--- Begin ---

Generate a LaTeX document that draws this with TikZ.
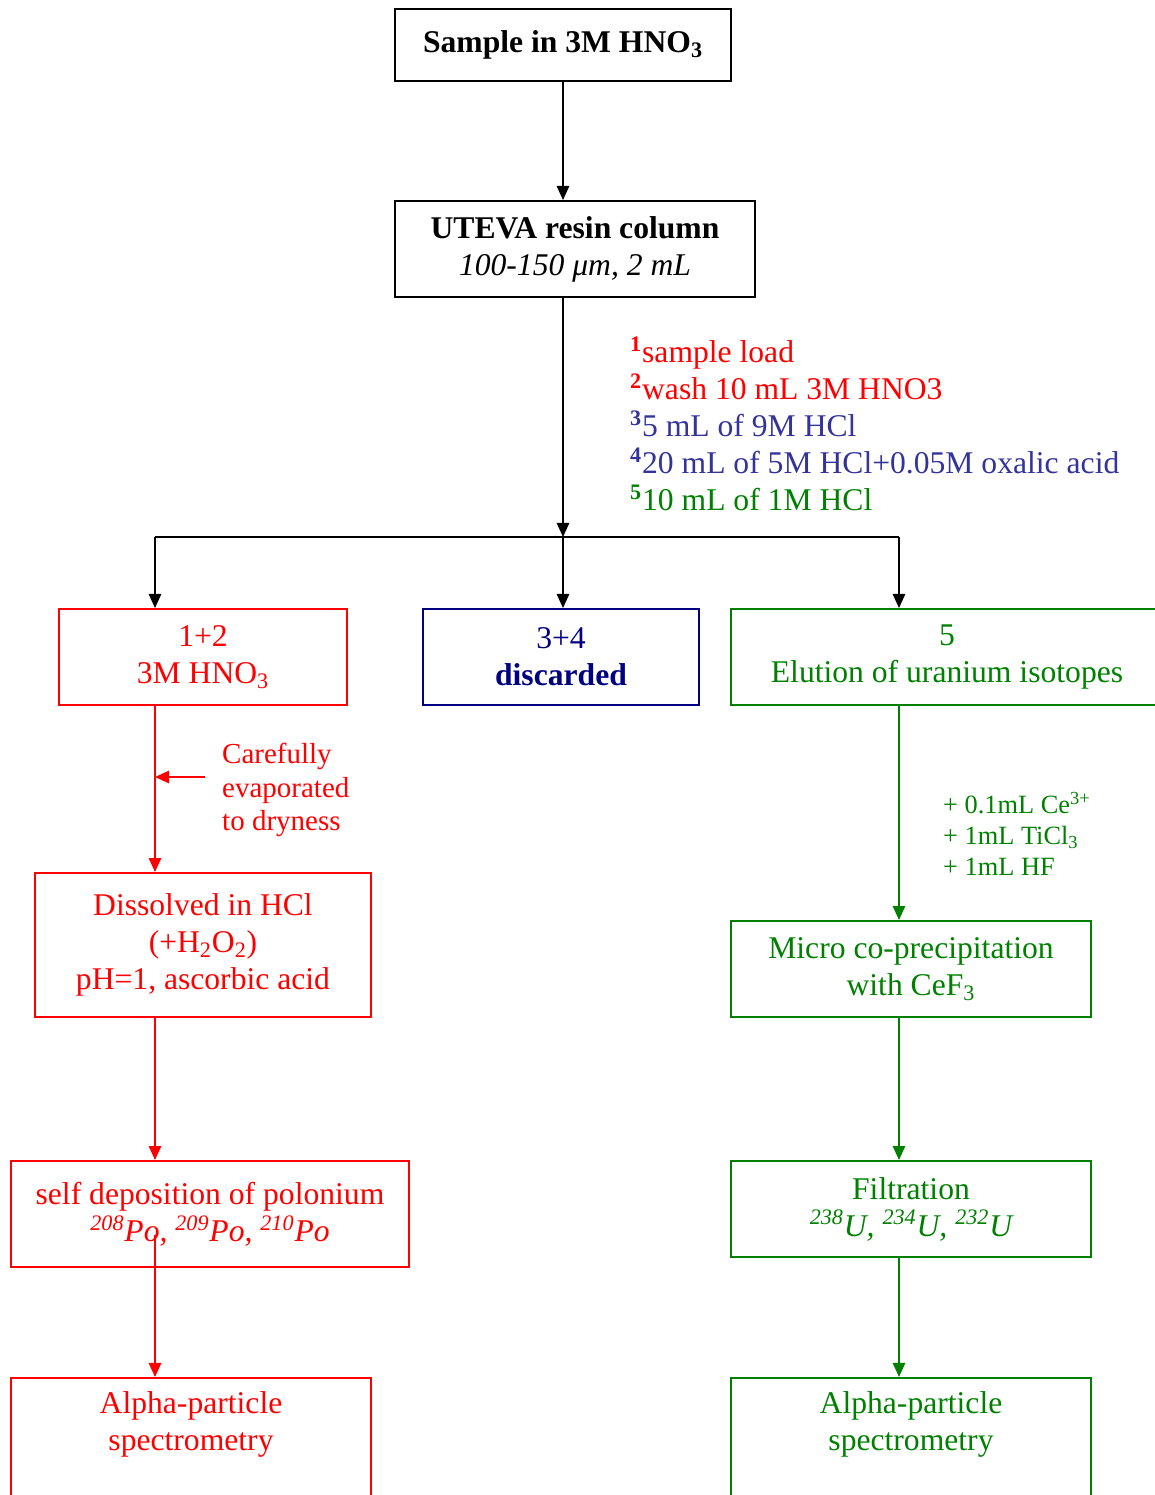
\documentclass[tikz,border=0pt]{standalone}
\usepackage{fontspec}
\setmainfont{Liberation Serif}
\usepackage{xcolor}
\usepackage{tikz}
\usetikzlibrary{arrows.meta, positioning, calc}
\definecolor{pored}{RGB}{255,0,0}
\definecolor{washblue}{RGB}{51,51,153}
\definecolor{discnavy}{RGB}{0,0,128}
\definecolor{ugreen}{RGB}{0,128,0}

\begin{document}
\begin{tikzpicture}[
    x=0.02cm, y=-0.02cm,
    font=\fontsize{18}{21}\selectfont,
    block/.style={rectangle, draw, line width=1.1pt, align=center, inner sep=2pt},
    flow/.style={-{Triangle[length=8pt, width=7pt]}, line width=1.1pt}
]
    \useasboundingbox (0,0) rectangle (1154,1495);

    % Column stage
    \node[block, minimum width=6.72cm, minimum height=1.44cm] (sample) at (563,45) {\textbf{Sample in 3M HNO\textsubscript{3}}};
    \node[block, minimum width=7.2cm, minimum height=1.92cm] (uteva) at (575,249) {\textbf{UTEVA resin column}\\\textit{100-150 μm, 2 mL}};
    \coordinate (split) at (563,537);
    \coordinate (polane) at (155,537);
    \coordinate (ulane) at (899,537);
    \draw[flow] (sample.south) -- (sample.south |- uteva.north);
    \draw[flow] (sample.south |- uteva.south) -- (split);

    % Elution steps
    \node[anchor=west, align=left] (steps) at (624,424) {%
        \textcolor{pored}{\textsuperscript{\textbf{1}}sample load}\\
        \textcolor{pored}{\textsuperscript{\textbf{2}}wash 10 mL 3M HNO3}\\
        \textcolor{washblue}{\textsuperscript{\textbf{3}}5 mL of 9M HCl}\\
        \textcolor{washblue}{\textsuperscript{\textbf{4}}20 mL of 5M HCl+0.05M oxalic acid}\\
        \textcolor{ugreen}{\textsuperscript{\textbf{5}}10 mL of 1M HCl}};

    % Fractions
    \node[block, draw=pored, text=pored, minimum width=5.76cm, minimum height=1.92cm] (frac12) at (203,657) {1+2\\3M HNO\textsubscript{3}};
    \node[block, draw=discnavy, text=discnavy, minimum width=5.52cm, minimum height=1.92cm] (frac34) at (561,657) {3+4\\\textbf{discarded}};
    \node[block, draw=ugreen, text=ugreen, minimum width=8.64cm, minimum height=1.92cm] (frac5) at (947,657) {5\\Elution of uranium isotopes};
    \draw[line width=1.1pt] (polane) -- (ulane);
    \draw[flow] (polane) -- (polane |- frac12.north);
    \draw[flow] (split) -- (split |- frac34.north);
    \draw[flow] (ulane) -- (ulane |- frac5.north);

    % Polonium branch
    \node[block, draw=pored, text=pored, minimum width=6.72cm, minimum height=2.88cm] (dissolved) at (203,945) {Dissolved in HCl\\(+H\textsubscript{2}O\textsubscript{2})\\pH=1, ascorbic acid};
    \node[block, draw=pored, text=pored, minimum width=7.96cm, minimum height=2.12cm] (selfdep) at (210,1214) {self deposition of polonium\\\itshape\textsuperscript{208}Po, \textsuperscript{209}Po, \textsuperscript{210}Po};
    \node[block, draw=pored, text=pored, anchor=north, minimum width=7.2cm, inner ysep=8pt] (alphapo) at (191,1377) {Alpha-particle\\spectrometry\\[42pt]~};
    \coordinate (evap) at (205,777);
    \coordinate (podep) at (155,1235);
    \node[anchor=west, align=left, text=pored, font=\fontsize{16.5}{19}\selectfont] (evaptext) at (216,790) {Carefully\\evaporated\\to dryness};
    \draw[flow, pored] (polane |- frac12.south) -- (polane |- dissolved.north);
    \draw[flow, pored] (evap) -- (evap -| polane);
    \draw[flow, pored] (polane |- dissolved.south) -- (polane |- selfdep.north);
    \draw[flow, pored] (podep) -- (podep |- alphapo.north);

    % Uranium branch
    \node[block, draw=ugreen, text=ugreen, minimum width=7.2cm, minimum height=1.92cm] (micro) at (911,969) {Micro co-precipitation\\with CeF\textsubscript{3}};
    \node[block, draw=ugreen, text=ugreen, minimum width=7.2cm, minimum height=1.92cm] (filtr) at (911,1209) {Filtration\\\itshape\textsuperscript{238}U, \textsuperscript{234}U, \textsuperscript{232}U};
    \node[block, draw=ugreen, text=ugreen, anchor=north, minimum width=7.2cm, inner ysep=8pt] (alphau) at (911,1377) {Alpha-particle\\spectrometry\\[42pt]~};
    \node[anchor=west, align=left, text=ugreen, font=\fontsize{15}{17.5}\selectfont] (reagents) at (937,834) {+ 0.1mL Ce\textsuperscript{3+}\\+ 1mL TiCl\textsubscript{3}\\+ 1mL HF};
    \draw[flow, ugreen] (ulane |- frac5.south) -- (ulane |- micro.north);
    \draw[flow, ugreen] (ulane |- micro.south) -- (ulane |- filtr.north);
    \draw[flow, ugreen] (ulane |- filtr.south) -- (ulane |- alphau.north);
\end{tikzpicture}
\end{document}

--- End ---

Problem description
Reproduce every line of the material precisely, omitting its pictures.

Response below
Generate a LaTeX document that draws this with TikZ.
\documentclass[tikz,border=0pt]{standalone}
\usepackage{fontspec}
\setmainfont{Liberation Serif}
\usepackage{xcolor}
\usepackage{tikz}
\usetikzlibrary{arrows.meta, positioning, calc}
\definecolor{pored}{RGB}{255,0,0}
\definecolor{washblue}{RGB}{51,51,153}
\definecolor{discnavy}{RGB}{0,0,128}
\definecolor{ugreen}{RGB}{0,128,0}

\begin{document}
\begin{tikzpicture}[
    x=0.02cm, y=-0.02cm,
    font=\fontsize{18}{21}\selectfont,
    block/.style={rectangle, draw, line width=1.1pt, align=center, inner sep=2pt},
    flow/.style={-{Triangle[length=8pt, width=7pt]}, line width=1.1pt}
]
    \useasboundingbox (0,0) rectangle (1154,1495);

    % Column stage
    \node[block, minimum width=6.72cm, minimum height=1.44cm] (sample) at (563,45) {\textbf{Sample in 3M HNO\textsubscript{3}}};
    \node[block, minimum width=7.2cm, minimum height=1.92cm] (uteva) at (575,249) {\textbf{UTEVA resin column}\\\textit{100-150 μm, 2 mL}};
    \coordinate (split) at (563,537);
    \coordinate (polane) at (155,537);
    \coordinate (ulane) at (899,537);
    \draw[flow] (sample.south) -- (sample.south |- uteva.north);
    \draw[flow] (sample.south |- uteva.south) -- (split);

    % Elution steps
    \node[anchor=west, align=left] (steps) at (624,424) {%
        \textcolor{pored}{\textsuperscript{\textbf{1}}sample load}\\
        \textcolor{pored}{\textsuperscript{\textbf{2}}wash 10 mL 3M HNO3}\\
        \textcolor{washblue}{\textsuperscript{\textbf{3}}5 mL of 9M HCl}\\
        \textcolor{washblue}{\textsuperscript{\textbf{4}}20 mL of 5M HCl+0.05M oxalic acid}\\
        \textcolor{ugreen}{\textsuperscript{\textbf{5}}10 mL of 1M HCl}};

    % Fractions
    \node[block, draw=pored, text=pored, minimum width=5.76cm, minimum height=1.92cm] (frac12) at (203,657) {1+2\\3M HNO\textsubscript{3}};
    \node[block, draw=discnavy, text=discnavy, minimum width=5.52cm, minimum height=1.92cm] (frac34) at (561,657) {3+4\\\textbf{discarded}};
    \node[block, draw=ugreen, text=ugreen, minimum width=8.64cm, minimum height=1.92cm] (frac5) at (947,657) {5\\Elution of uranium isotopes};
    \draw[line width=1.1pt] (polane) -- (ulane);
    \draw[flow] (polane) -- (polane |- frac12.north);
    \draw[flow] (split) -- (split |- frac34.north);
    \draw[flow] (ulane) -- (ulane |- frac5.north);

    % Polonium branch
    \node[block, draw=pored, text=pored, minimum width=6.72cm, minimum height=2.88cm] (dissolved) at (203,945) {Dissolved in HCl\\(+H\textsubscript{2}O\textsubscript{2})\\pH=1, ascorbic acid};
    \node[block, draw=pored, text=pored, minimum width=7.96cm, minimum height=2.12cm] (selfdep) at (210,1214) {self deposition of polonium\\\itshape\textsuperscript{208}Po, \textsuperscript{209}Po, \textsuperscript{210}Po};
    \node[block, draw=pored, text=pored, anchor=north, minimum width=7.2cm, inner ysep=8pt] (alphapo) at (191,1377) {Alpha-particle\\spectrometry\\[42pt]~};
    \coordinate (evap) at (205,777);
    \coordinate (podep) at (155,1235);
    \node[anchor=west, align=left, text=pored, font=\fontsize{16.5}{19}\selectfont] (evaptext) at (216,790) {Carefully\\evaporated\\to dryness};
    \draw[flow, pored] (polane |- frac12.south) -- (polane |- dissolved.north);
    \draw[flow, pored] (evap) -- (evap -| polane);
    \draw[flow, pored] (polane |- dissolved.south) -- (polane |- selfdep.north);
    \draw[flow, pored] (podep) -- (podep |- alphapo.north);

    % Uranium branch
    \node[block, draw=ugreen, text=ugreen, minimum width=7.2cm, minimum height=1.92cm] (micro) at (911,969) {Micro co-precipitation\\with CeF\textsubscript{3}};
    \node[block, draw=ugreen, text=ugreen, minimum width=7.2cm, minimum height=1.92cm] (filtr) at (911,1209) {Filtration\\\itshape\textsuperscript{238}U, \textsuperscript{234}U, \textsuperscript{232}U};
    \node[block, draw=ugreen, text=ugreen, anchor=north, minimum width=7.2cm, inner ysep=8pt] (alphau) at (911,1377) {Alpha-particle\\spectrometry\\[42pt]~};
    \node[anchor=west, align=left, text=ugreen, font=\fontsize{15}{17.5}\selectfont] (reagents) at (937,834) {+ 0.1mL Ce\textsuperscript{3+}\\+ 1mL TiCl\textsubscript{3}\\+ 1mL HF};
    \draw[flow, ugreen] (ulane |- frac5.south) -- (ulane |- micro.north);
    \draw[flow, ugreen] (ulane |- micro.south) -- (ulane |- filtr.north);
    \draw[flow, ugreen] (ulane |- filtr.south) -- (ulane |- alphau.north);
\end{tikzpicture}
\end{document}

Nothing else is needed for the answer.